To address those types of concerns, the committee required in its Condition 15 that the resort’s Cultural Resources Management Plan be “submitted for approval by [SHPD] and the Maui County Cultural Resources Commission, in consultation with the Maui/Lanai Island Burial Council and Na Kupuna O Maui.”
What Options?
The Planning and Land Use Committee, for better or worse, spent weeks creating its list of 41 conditions, even when several members felt they were micro-managing and stepping into the Planning Commission’s kuleana. When the matter finally comes before the full council, the public will get to weigh in on them and the “same old dog-and-pony show,” as DeNaie puts it, will start all over again. If comments made during the committee’s March 31 meeting are any indication of which way several of the council is leaning, there’s a strong possibility the rezoning request will be approved.
Council member Charmaine Tavares said she believed the council had little room to do otherwise. Condemnation of the resort’s lands is not an option, she said, because the county simply cannot afford to buy the property. Denial of the zoning change would still allow the resort to build on the property. “What does [denial] mean?

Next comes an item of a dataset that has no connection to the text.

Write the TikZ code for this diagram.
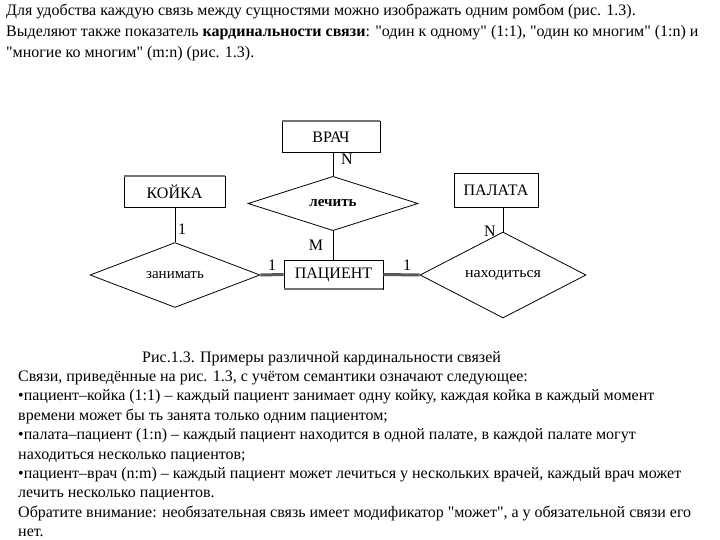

That means on all the property already zoned, they can go over and build whatever at a higher density than what they’re proposing here, and if that’s what the community wants, fine. If we vote no on this, then they’ll just go through the SMA process. So I’m not defending the developer. I think I’m representing the public. Given the cards or the deck we have to play with, we have certain options that are reasonable.”
In her next breath, however, she did admit that she was “suspicious of what Makena Resort is up to.” Because the current zoning already allows it to build a variety of structures, at higher densities even, Tavares asked, “Why are they even here?”
As for council members Riki Hokama, Dain Kane, Michael Molina, Danny Mateo, and Joseph Pontanilla, all seemed just to want Makena off their desks.
As Molina said, addressing a request by Council member Jo Anne Johnson to defer discussion on Makena until after the county budget was addressed: “Forgive my language, but I had one guy tell me, what the hell are you guys doing spending all your time on Makena? There’s other pressing needs in this community. By golly, move on.”